On the scale of most embarrassing things that could possibly happen to a woman, being matched with your coworker on e-Harmony is probably about a 6.
Having a “wardrobe malfunction” in front of millions of people, on the other hand, is a definite 10.
What happened to me fell somewhere in the middle.
My boyfriend and I were on our way to his parent’s house for dinner, and due to (yet another) subway closure, we were crammed onto a clown-car like shuttle bus with hundreds of other disgruntled passengers. All the seats were occupied, so we were forced to stand and hold onto the hand-rails.
This was particularly challenging for me, as after imbibing a bit too much at a wedding the night before, balance was not exactly my forte. I was minding my own business, trying not to topple over, when suddenly the young man sitting next to us took his headphones out of his ears, and looked up at me.
“I’m sorry,” he mumbled, “please, sit here”.
“Oh, no that’s ok” I said awkwardly, not wanting to leave my boyfriend to stand alone.
“No, really-I was on my phone, I’m sorry I didn’t notice before” he apologized.
I looked back at him, perplexed at his polite insistence.

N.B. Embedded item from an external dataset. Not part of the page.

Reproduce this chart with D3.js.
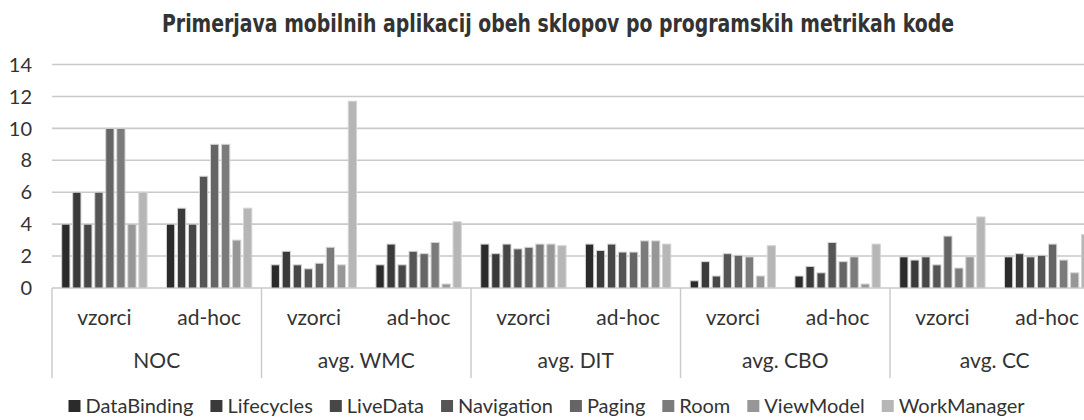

He must have been about 20, with a head of shaggy, unkempt hair and a complexion resembling the lunar surface. He wore ill-fitting khaki pants and a t-shirt with an anime logo; possibly Pokemon. He didn’t immediately strike me as the old-school-Southern gentleman type.

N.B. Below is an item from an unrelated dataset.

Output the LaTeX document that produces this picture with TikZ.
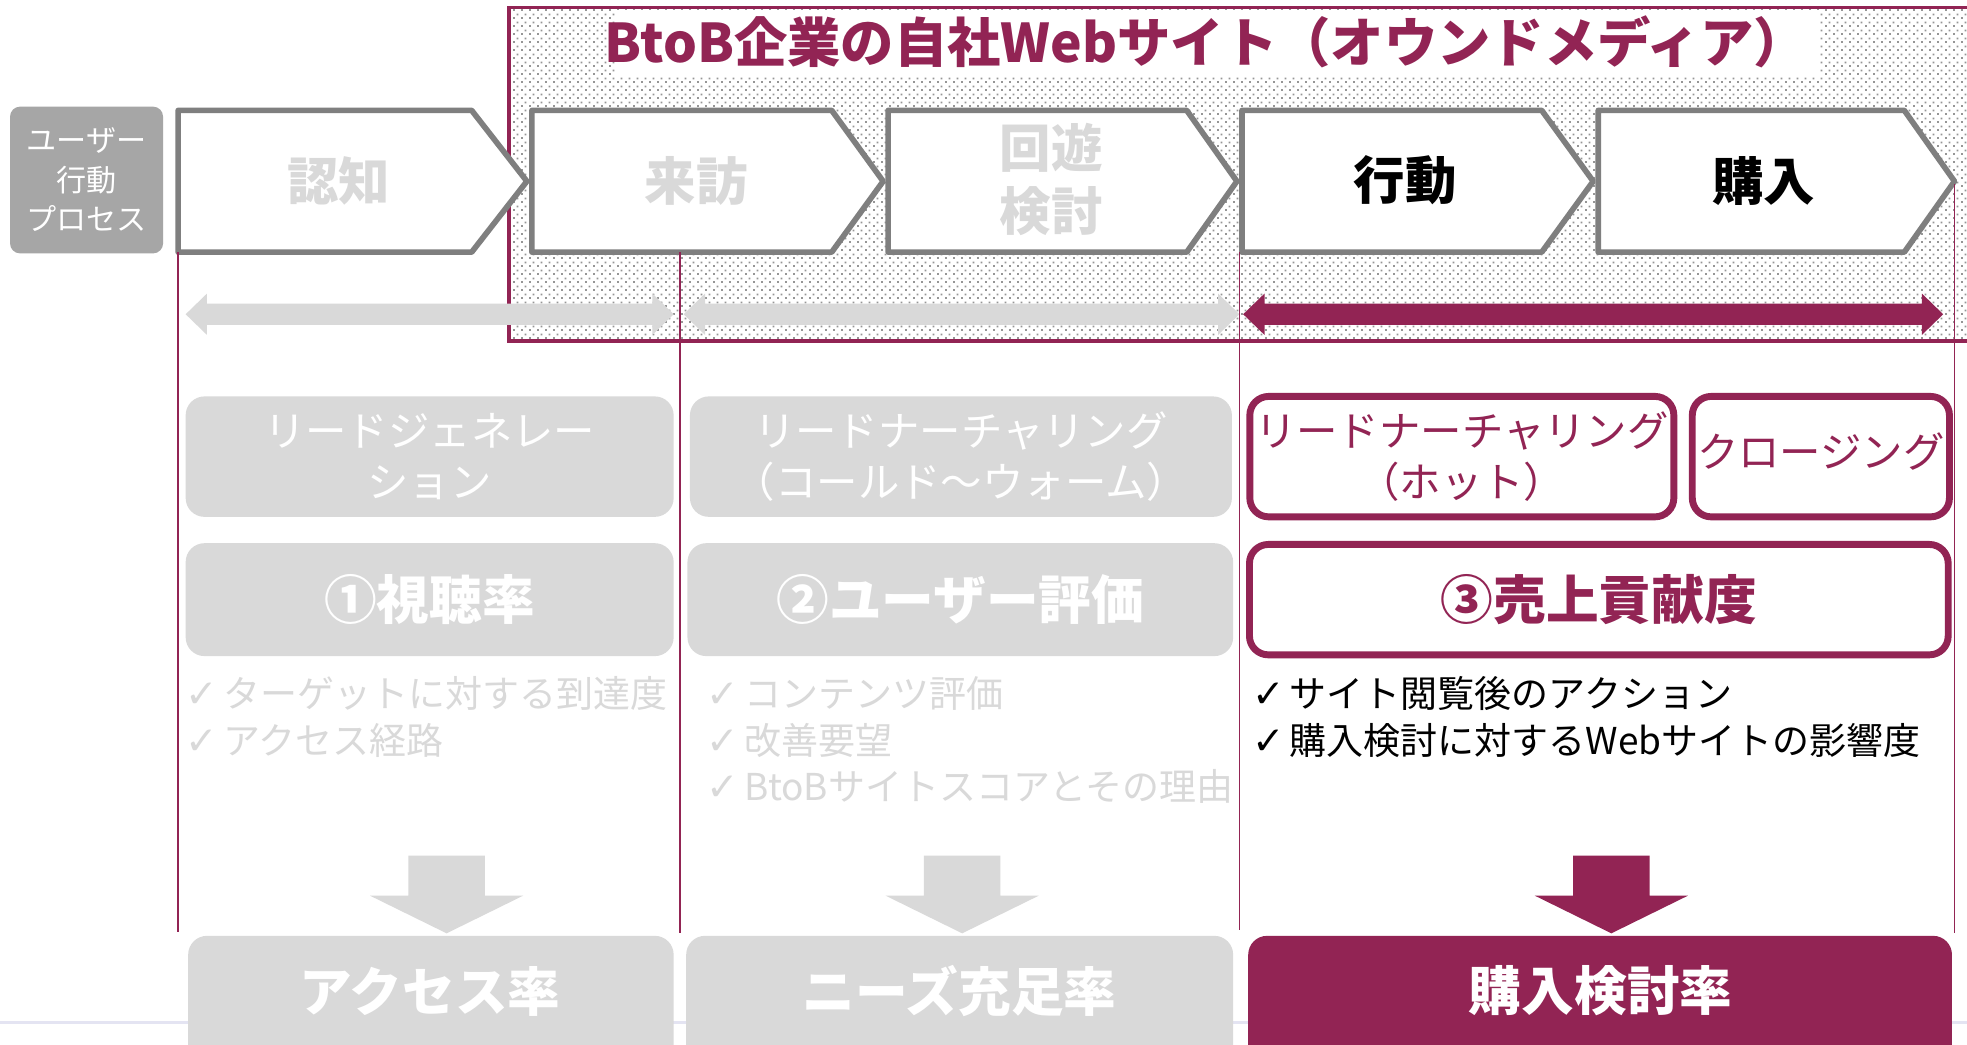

And then I noticed him gesturing towards my stomach, and a wave of understanding rolled over me like nausea.
Oh my god. I thought, Homeboy thinks I’m pregnant.
“No really, I’m fine” I stammered, struggling to hold back tears, “thank you though”.
Realizing what had just gone down; my boyfriend led me by the hand to another area of the bus, far away from my the Pokemon-sporting perpetrator.
“Are you ok, babe?” he asked tepidly. (It was clear that he was terrified.)
“I’m fine” I mumbled, “just give me a minute”.
For the remainder of the bus ride, I tried to maintain my cool as I cycled through the five stages of grief.
I looked down at my slightly protruding belly. It wasn’t impossible to see where he was coming from. In my hung-over state, I had chosen one of those long, flowy maxi-dresses often sported by pregnant ladies (or Mrs. Roper). And I had overindulged quite heartily at the wedding the night before (late-night burger bar much?)
I would have said this was the most mortifying moment of my life……….. had it been the first time this happened.
A few years ago, when I was an articling student at a law firm, I had pretty much given up on putting myself together after a particularly bad stint of late nights. It was 11pm, and I was hunched over my desk, trying to finish a memo when the night cleaning lady came by to empty my garbage.
“Oh!“ she said, smiling and pointing to my ever-expanding midsection “Congratulations! You are pregnant, no?”
If two mistaken pregnancies aren’t enough to get your ass in gear, then I really don’t know what is. In an effort to “lose the baby weight”, I’ve started a new diet and exercise regime, which includes a horrific bootcamp class featuring countless burpees, tire flipping, and smashing things with a sledgehammer (which I imagine to be Pokemon dude’s face).
So for those of you who were wondering just when IS it ok to ask a woman if she’s pregnant?
The answer, my friends, is NEVER.
Although you may be well-intentioned, it’s just not worth the risk.
Not only will it be super f*cking awkward if you get it wrong,
You could also cause some serious damage. At the very least, a slight ego bruise; but it could be much worse. You never know what that woman is going through. Maybe she can’t conceive. Maybe she just had a miscarriage. Maybe she’s just having a really hard time right now and is coping with a family-sized jar of Nutella.
I know all about that not that I know anything about that.
So mind ya bidness, ok?
All this being said, it has come to my attention that people will never, ever stop being idiots.
Which is why I have developed a few potential responses you can use if this extremely unfortunate situation were to happen to YOU.
BreezyK’s top things to say when someone asks if you are pregnant (and you’re CLEARLY not):
- Yes and your husband is the father.
- No… are you?
- Nope, just fat
- No, pregnancy would require me to stop drinking
- I’ve been possessed by an alien lifeform! *Run screaming* It’s alive!! It’s alive!!!
- Only if you count food babies
- It’s an immaculate conception. JESUS HAS RISEN!!!
Question of the Day: Have you ever been mistaken for / mistaken anyone else for being pregnant?